━━━━━ Information given

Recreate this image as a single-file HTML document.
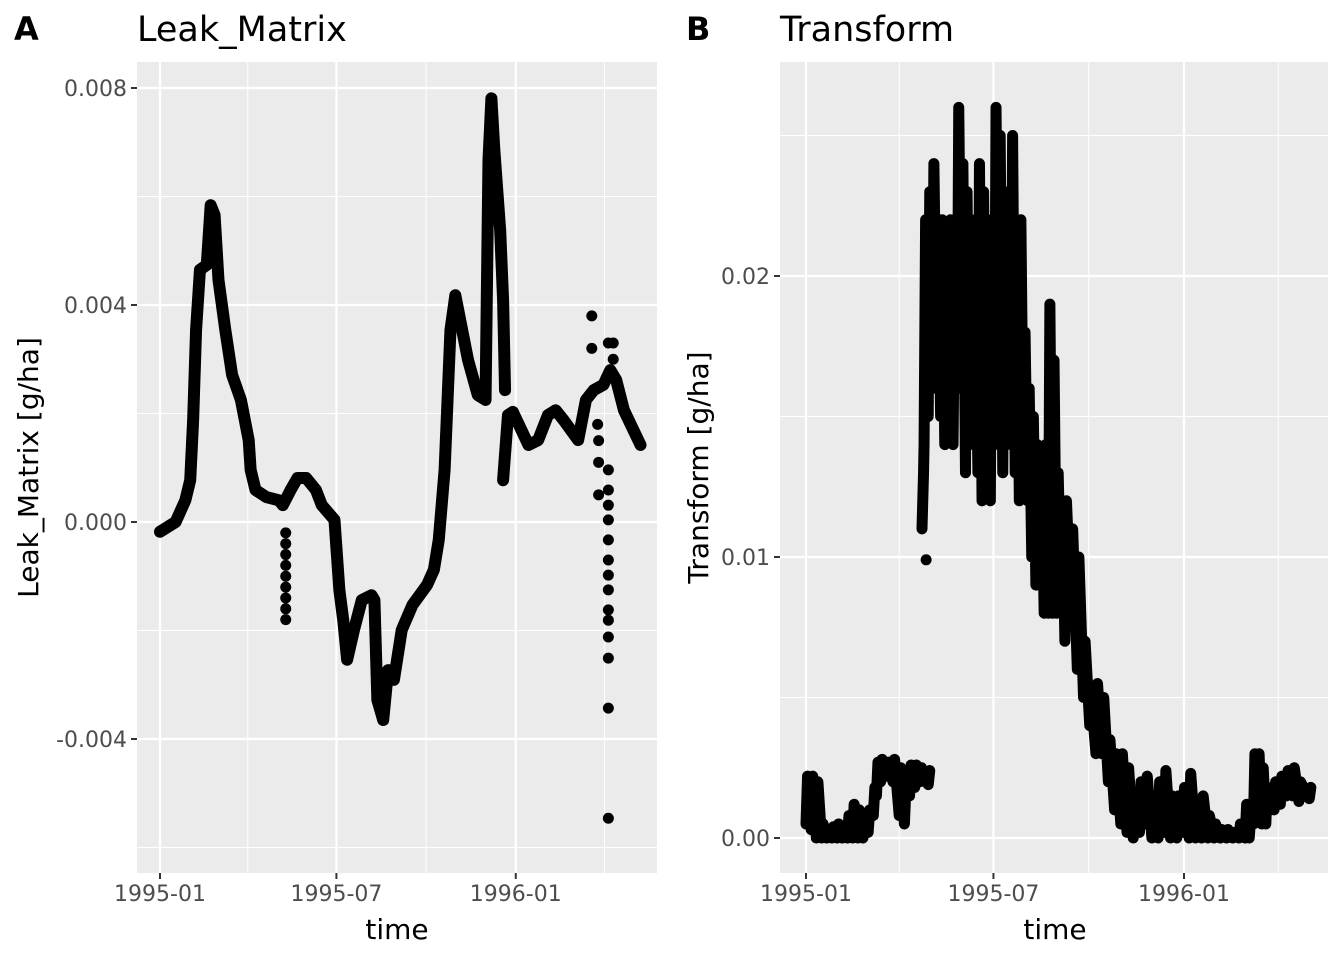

━━━━━━━━━━
━━━━━ Information given

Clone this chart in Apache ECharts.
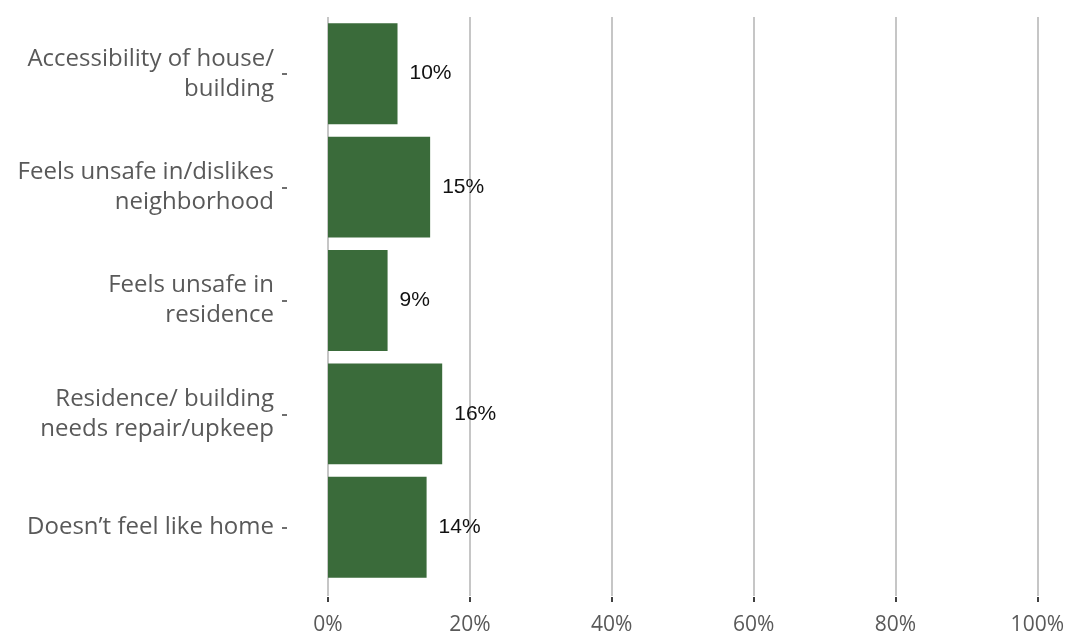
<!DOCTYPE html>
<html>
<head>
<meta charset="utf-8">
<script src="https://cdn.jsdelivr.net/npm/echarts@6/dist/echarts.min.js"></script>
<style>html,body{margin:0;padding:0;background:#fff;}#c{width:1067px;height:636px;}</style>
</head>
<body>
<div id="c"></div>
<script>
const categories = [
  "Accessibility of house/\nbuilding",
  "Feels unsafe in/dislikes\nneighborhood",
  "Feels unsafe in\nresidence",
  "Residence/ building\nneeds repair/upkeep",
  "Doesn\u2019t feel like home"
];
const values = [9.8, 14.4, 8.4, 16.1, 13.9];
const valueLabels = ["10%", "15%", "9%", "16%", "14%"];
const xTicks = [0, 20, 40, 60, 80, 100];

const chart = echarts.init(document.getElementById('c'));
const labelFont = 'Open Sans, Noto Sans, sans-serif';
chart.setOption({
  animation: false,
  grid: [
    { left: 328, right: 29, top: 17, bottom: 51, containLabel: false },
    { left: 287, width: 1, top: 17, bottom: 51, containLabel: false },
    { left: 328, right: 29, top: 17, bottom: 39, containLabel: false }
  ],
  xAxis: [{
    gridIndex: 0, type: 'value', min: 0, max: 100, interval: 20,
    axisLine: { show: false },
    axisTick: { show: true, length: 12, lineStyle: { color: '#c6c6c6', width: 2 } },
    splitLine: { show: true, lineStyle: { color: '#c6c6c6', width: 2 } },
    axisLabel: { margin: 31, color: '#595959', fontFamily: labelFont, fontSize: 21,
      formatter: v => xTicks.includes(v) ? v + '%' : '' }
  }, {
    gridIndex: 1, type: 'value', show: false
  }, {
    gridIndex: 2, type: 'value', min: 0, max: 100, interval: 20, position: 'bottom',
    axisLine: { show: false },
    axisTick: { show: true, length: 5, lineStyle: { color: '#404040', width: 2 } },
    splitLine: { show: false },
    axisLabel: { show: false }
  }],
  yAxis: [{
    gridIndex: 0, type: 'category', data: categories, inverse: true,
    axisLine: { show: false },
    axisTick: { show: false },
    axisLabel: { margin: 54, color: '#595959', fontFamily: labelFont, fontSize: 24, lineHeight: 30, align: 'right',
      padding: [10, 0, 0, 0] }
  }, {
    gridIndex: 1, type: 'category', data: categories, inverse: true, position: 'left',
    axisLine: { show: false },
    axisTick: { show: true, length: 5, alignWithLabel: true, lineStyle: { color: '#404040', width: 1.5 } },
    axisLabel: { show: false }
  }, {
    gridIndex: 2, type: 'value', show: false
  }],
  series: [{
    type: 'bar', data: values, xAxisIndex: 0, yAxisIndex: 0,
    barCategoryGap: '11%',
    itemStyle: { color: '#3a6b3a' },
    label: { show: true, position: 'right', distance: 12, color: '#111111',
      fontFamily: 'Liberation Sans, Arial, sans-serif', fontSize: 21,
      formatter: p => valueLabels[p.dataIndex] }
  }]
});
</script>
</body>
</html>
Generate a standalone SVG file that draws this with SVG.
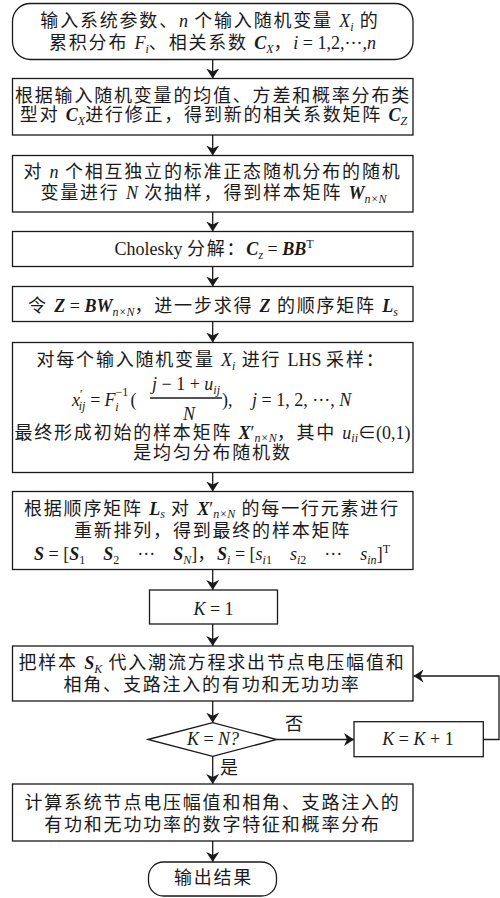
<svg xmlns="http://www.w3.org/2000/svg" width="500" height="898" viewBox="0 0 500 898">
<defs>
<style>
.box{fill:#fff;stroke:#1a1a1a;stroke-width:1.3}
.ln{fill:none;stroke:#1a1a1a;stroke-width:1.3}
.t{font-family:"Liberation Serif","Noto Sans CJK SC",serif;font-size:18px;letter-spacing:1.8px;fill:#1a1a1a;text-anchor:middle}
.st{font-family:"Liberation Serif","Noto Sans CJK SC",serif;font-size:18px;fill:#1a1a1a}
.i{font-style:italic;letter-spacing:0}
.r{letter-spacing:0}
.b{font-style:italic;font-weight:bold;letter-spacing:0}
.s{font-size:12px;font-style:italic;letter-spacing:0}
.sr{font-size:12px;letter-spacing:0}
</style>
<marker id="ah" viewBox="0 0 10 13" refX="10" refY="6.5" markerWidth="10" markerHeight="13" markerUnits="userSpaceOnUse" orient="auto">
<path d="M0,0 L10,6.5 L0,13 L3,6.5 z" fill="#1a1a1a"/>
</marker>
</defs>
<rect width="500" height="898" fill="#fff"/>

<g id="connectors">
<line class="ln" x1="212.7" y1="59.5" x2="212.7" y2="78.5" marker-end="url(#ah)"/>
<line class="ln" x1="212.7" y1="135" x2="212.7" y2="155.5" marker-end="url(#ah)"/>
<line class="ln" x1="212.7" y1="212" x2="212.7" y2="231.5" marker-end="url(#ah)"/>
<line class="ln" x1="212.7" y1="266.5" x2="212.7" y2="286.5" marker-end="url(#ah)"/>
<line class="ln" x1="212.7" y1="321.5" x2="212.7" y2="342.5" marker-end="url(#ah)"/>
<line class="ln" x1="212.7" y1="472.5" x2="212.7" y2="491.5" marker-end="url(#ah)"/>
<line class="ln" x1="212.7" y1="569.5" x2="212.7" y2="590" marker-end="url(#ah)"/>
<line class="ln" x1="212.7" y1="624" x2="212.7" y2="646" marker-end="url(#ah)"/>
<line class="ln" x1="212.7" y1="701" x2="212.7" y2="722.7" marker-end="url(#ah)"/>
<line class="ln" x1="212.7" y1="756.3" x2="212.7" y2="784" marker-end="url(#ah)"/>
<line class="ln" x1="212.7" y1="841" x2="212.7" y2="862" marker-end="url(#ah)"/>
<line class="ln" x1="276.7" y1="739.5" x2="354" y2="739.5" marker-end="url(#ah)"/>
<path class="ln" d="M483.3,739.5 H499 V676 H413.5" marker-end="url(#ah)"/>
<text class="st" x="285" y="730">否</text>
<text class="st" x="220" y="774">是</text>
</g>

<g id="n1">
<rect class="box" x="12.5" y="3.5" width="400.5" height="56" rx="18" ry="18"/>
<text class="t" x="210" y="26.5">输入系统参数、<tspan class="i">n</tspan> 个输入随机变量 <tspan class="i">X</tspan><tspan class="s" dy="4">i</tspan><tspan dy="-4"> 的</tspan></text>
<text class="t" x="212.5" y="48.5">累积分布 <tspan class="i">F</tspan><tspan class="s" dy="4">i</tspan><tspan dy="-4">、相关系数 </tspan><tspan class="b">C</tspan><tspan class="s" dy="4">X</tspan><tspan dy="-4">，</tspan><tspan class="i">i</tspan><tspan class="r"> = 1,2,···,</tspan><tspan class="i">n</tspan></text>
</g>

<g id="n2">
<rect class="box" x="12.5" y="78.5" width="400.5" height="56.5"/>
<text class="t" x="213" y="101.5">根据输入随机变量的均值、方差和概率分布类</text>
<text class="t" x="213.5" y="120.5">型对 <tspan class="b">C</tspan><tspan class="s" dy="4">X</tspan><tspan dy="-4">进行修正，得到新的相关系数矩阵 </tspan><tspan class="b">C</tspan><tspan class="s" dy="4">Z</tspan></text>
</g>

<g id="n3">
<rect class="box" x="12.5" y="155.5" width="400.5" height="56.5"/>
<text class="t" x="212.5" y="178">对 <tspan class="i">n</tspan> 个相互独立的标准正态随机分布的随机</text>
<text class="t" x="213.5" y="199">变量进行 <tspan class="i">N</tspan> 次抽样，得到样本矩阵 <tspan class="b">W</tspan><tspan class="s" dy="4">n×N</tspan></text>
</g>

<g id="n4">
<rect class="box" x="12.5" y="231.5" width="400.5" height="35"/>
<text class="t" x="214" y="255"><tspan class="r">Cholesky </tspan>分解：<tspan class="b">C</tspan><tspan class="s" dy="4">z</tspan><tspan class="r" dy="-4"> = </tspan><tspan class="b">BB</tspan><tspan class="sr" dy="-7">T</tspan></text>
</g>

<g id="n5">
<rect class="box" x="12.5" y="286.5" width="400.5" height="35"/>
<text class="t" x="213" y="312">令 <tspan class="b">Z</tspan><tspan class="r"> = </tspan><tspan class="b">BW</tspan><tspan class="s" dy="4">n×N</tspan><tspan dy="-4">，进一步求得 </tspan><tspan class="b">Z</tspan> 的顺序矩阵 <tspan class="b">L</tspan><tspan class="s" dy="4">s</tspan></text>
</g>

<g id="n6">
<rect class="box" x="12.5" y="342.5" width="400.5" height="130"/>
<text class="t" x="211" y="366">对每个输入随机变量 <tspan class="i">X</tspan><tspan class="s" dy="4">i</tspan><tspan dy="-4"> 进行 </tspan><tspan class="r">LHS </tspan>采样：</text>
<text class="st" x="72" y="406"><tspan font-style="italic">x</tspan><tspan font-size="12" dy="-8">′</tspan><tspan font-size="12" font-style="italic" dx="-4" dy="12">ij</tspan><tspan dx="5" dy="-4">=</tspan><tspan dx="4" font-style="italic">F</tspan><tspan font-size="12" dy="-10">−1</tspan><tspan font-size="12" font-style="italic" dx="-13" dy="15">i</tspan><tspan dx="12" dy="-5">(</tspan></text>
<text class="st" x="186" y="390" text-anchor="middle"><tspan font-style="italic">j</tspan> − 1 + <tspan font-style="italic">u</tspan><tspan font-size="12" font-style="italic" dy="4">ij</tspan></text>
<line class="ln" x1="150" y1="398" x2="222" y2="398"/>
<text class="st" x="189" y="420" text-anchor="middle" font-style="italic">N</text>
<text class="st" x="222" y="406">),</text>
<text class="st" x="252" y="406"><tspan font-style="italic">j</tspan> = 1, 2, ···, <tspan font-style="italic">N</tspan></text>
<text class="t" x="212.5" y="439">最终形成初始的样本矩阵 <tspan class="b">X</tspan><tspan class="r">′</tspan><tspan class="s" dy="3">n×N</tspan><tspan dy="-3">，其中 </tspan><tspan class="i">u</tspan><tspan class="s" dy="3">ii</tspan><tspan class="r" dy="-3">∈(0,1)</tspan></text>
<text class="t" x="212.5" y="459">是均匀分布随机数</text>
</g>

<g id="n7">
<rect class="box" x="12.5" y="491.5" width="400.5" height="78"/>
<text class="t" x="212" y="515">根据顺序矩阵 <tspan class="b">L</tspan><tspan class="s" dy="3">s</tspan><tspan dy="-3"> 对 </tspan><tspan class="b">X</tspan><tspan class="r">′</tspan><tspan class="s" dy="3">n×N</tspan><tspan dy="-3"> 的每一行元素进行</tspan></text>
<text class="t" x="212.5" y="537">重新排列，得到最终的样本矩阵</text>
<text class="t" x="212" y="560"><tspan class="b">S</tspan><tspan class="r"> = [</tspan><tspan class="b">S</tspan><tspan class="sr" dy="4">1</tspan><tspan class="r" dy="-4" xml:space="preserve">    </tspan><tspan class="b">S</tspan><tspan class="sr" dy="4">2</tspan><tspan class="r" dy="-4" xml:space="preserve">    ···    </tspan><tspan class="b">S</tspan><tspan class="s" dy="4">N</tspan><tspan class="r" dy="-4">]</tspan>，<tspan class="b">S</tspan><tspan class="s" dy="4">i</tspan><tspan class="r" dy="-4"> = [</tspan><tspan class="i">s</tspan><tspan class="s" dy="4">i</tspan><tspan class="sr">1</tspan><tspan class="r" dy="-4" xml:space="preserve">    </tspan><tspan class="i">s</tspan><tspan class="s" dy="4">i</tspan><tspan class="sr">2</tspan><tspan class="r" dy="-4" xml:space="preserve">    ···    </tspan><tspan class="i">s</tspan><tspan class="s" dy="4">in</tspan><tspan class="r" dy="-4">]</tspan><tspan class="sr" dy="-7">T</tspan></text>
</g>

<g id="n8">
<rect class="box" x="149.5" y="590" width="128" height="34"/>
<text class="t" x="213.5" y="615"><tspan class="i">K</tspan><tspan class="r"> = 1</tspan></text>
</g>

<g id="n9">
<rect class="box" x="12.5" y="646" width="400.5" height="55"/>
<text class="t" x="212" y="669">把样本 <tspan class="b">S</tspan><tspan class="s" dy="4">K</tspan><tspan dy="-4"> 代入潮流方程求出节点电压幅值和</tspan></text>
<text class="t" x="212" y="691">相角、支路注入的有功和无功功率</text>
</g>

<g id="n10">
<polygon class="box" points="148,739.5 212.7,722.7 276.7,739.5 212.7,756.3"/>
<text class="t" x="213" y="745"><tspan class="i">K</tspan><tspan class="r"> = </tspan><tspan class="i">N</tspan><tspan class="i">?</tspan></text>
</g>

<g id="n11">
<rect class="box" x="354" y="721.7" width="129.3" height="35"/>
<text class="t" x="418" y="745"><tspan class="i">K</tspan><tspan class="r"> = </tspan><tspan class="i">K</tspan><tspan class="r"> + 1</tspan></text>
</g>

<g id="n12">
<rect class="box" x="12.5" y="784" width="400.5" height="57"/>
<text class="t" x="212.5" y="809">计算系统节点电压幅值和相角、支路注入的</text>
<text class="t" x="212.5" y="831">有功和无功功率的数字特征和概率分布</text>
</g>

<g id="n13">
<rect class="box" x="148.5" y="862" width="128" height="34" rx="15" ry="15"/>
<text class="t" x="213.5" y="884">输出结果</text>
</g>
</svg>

━━━━━━━━━━

All lines in the data that contain the word "file" should be copied.

**Written solution:**
Recreate this image as a single-file HTML document.
Generate a standalone SVG file that draws this with SVG.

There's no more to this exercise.